En Sochaczew conseguimos unos cuantos encurtidos agrios y algunas pastas de chocolate con sabor a jabón. Fue todo lo que comimos en el día. Beber un vaso de agua resultaba tan difícil como conseguir alimento. Todos los pozos que encontramos en el camino estaban secos. Una vez hallamos un pozo lleno de agua oscura, pero los aldeanos nos aconsejaron no beber porque estaban seguros de que había sido envenenada por los militares alemanes. Pasamos de largo a pesar de nuestros labios resecos y de nuestras gargantas doloridas.

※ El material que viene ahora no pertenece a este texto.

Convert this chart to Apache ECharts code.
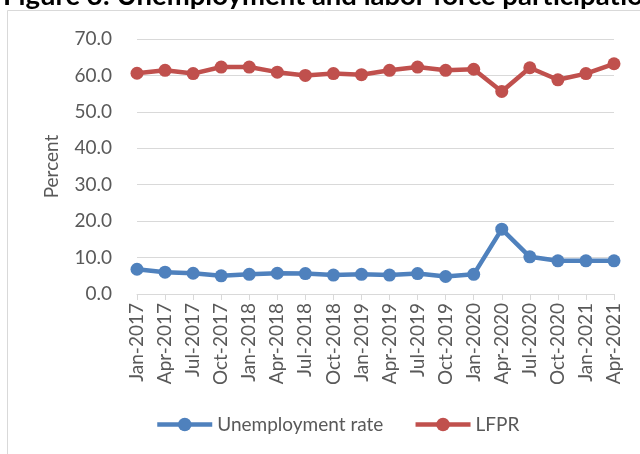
<!DOCTYPE html>
<html>
<head>
<meta charset="utf-8">
<script src="https://cdn.jsdelivr.net/npm/echarts@6/dist/echarts.min.js"></script>
<style>
html,body{margin:0;padding:0;background:#fff;}
#c{width:640px;height:454px;}
</style>
</head>
<body>
<div id="c"></div>
<script>
var categories = ["Jan-2017","Apr-2017","Jul-2017","Oct-2017","Jan-2018","Apr-2018","Jul-2018","Oct-2018","Jan-2019","Apr-2019","Jul-2019","Oct-2019","Jan-2020","Apr-2020","Jul-2020","Oct-2020","Jan-2021","Apr-2021"];
var unemploymentRate = [6.8, 6.0, 5.7, 5.0, 5.4, 5.7, 5.6, 5.2, 5.4, 5.2, 5.6, 4.8, 5.4, 17.8, 10.2, 9.1, 9.1, 9.1];
var lfpr = [60.6, 61.4, 60.5, 62.3, 62.3, 60.9, 60.0, 60.5, 60.2, 61.4, 62.3, 61.4, 61.7, 55.6, 62.1, 58.8, 60.5, 63.2];
var yTicks = {min: 0, max: 70, interval: 10};

var FONT = 'Lato';
var GRAY = '#595959';
var chart = echarts.init(document.getElementById('c'), null, {renderer: 'canvas'});
chart.setOption({
  animation: false,
  backgroundColor: '#fff',
  textStyle: {fontFamily: FONT},
  graphic: [
    {type: 'rect', z: 0, shape: {x: 7.5, y: 10.5, width: 700, height: 500},
     style: {fill: 'none', stroke: '#d9d9d9', lineWidth: 1}},
    {type: 'text', z: 10, left: 3, top: -18,
     style: {text: 'Figure 3: Unemployment and labor force participation rates', fontFamily: FONT,
             fontWeight: 'bold', fontSize: 27.5, fill: '#000'}}
  ],
  grid: {left: 137, right: 26, top: 39, bottom: 160, containLabel: false},
  legend: {
    left: 150, top: 410,
    itemWidth: 55, itemHeight: 17, itemGap: 30,
    lineStyle: {width: 4.5},
    textStyle: {fontFamily: FONT, fontSize: 19, color: GRAY},
    data: ['Unemployment rate', 'LFPR']
  },
  xAxis: {
    type: 'category', data: categories, boundaryGap: false,
    axisLine: {lineStyle: {color: '#d9d9d9', width: 1}},
    axisTick: {show: true, length: 6, lineStyle: {color: '#d9d9d9'}},
    axisLabel: {rotate: 90, margin: 9, fontFamily: FONT, fontSize: 19, color: GRAY, interval: 0}
  },
  yAxis: {
    type: 'value', min: yTicks.min, max: yTicks.max, interval: yTicks.interval,
    name: 'Percent', nameLocation: 'middle', nameGap: 76, nameRotate: 90,
    nameTextStyle: {fontFamily: FONT, fontSize: 19, color: GRAY},
    axisLine: {show: false}, axisTick: {show: false},
    splitLine: {lineStyle: {color: '#d9d9d9', width: 1}},
    axisLabel: {margin: 25, fontFamily: FONT, fontSize: 19, color: GRAY,
                formatter: function (v) { return v.toFixed(1); }}
  },
  series: [
    {name: 'Unemployment rate', type: 'line', data: unemploymentRate,
     symbol: 'circle', symbolSize: 13,
     lineStyle: {color: '#4f81bd', width: 4.5}, itemStyle: {color: '#4f81bd'}},
    {name: 'LFPR', type: 'line', data: lfpr,
     symbol: 'circle', symbolSize: 13,
     lineStyle: {color: '#c0504d', width: 4.5}, itemStyle: {color: '#c0504d'}}
  ]
});
</script>
</body>
</html>
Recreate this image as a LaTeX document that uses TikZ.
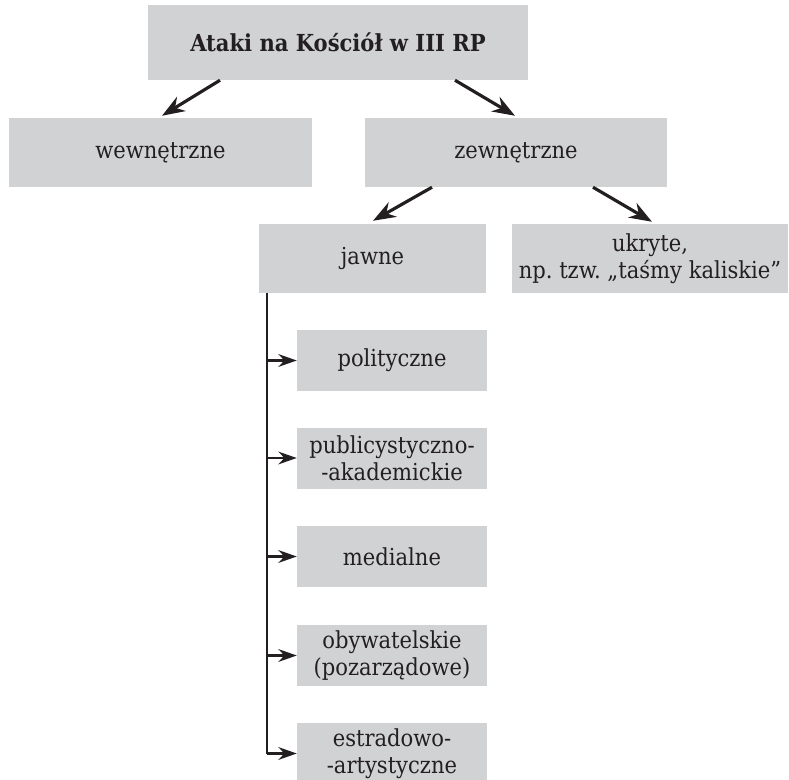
\documentclass[tikz,border=0pt]{standalone}
\usepackage{fontspec}
\setmainfont{DejaVu Serif Condensed}
\usetikzlibrary{calc,arrows.meta}
\definecolor{boxgray}{HTML}{D1D2D4}
\definecolor{ink}{HTML}{231F20}
\frenchspacing
\tikzset{
  box/.style={fill=boxgray, text=ink, align=center, inner sep=0pt, font=\fontsize{20}{23}\selectfont},
  arr/.style={draw=ink, line width=0.95mm, -{Stealth[length=6.8mm,width=5mm]}},
  trunkline/.style={draw=ink, line width=0.7mm}
}
\begin{document}
\begin{tikzpicture}[x=0.3mm,y=-0.3mm]
\useasboundingbox (0,0) rectangle (789,780);
\node[box, minimum width=380*0.3mm, minimum height=75*0.3mm, font=\fontsize{20}{23}\selectfont\bfseries] (top) at (338,42.5) {Ataki na Kościół w III RP};
\node[box, minimum width=303*0.3mm, minimum height=69*0.3mm] (wew) at (160.5,152.5) {wewnętrzne};
\node[box, minimum width=302*0.3mm, minimum height=69*0.3mm] (zew) at (516,152.5) {zewnętrzne};
\node[box, minimum width=227*0.3mm, minimum height=69*0.3mm] (jawne) at (372.5,258.5) {jawne};
\node[box, minimum width=276*0.3mm, minimum height=69*0.3mm] (ukryte) at (650,258.5) {ukryte,\\np. tzw. „taśmy kaliskie”};
% podtypy jawnych
\node[box, minimum width=190*0.3mm, minimum height=61*0.3mm] (pol) at (392,360.5) {polityczne};
\node[box, minimum width=190*0.3mm, minimum height=61*0.3mm] (pub) at (392,458) {publicystyczno-\\-akademickie};
\node[box, minimum width=190*0.3mm, minimum height=61*0.3mm] (med) at (392,556.5) {medialne};
\node[box, minimum width=190*0.3mm, minimum height=61*0.3mm] (oby) at (392,655.5) {obywatelskie\\(pozarządowe)};
\node[box, minimum width=190*0.3mm, minimum height=61*0.3mm] (est) at (392,753.5) {estradowo-\\-artystyczne};
% strzalki
\draw[arr] ($(top.south)+(-118,0)$) -- ($(wew.north)+(1.5,-2)$);
\draw[arr] ($(top.south)+(117,0)$) -- ($(zew.north)+(-1,-2)$);
\draw[arr] ($(zew.south)+(-84,0)$) -- ($(jawne.north)+(0.5,-3)$);
\draw[arr] ($(zew.south)+(77,0)$) -- ($(ukryte.north)+(2,-2)$);
\coordinate (trunk) at ($(jawne.south west)+(8,0)$);
\draw[trunkline] (trunk) -- (trunk |- est.west);
\foreach \n in {pol,pub,med,oby,est}
  \draw[arr, line width=0.7mm, -{Stealth[length=5.5mm,width=3.8mm]}] (trunk |- \n.west) -- (\n.west);
\end{tikzpicture}
\end{document}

De repente vimos una pequeña columna de humo que se elevaba de la chimenea de una casa al borde del camino. Todas las casas que habíamos encontrado a lo largo de la carretera estaban abandonadas pero ésa daba señales de vida. Mi padre se precipitó dentro de ella y regresó con una enorme olla. Había una extraña expresión en su rostro; con voz temblorosa nos informó de lo que había hallado y por un momento nos abstuvimos de tocar esa preciosa agua… La olla estaba sobre un brasero encendido. Cerca, en una cama, yacía un hombre con el rostro vuelto contra la pared. Parecía dormir plácidamente y mi padre lo llamó varias veces sin obtener respuesta. Entonces se acercó al campesino dormido y comprobó que estaba muerto. La cama estaba cubierta de sangre. Los vidrios de las ventanas estaban perforados de balas.

La olla que «heredamos» de ese campesino asesinado se convirtió en nuestro fiel compañero en todo el camino hasta Varsovia. Al acercarnos a la capital nos encontramos con los primeros prisioneros alemanes de la guerra, conducidos por soldados polacos. Ese espectáculo nos dio ánimos aunque los alemanes no parecían estar abatidos por su situación. Llevaban elegantes uniformes y sonreían insolentemente. Sabían que no estarían prisioneros mucho tiempo.

Comimos los primeros alimentos calientes en Okecie, suburbio de Varsovia. Unos soldados compartieron con nosotros su sopa de patatas en un edificio abandonado. Después de cuatro días y noches de un viaje que parecía interminable comprobamos hasta qué extremo estábamos fatigados. Pero teníamos que seguir adelante. No había un momento que perder porque cuando abandonamos Okecie vimos a hombres y mujeres levantando barricadas con coches de tranvía vacíos y piedras sacadas de las calles, preparándose para el sitio de la capital.

En Varsovia hallamos a las mujeres a las puertas de sus casas repartiendo té y pan a los refugiados que llegaban a la capital en interminables columnas. Y así como decenas de miles de gentes de las provincias entraban en Varsovia con la esperanza de encontrar allí refugio, miles de antiguos residentes de la capital huían al campo.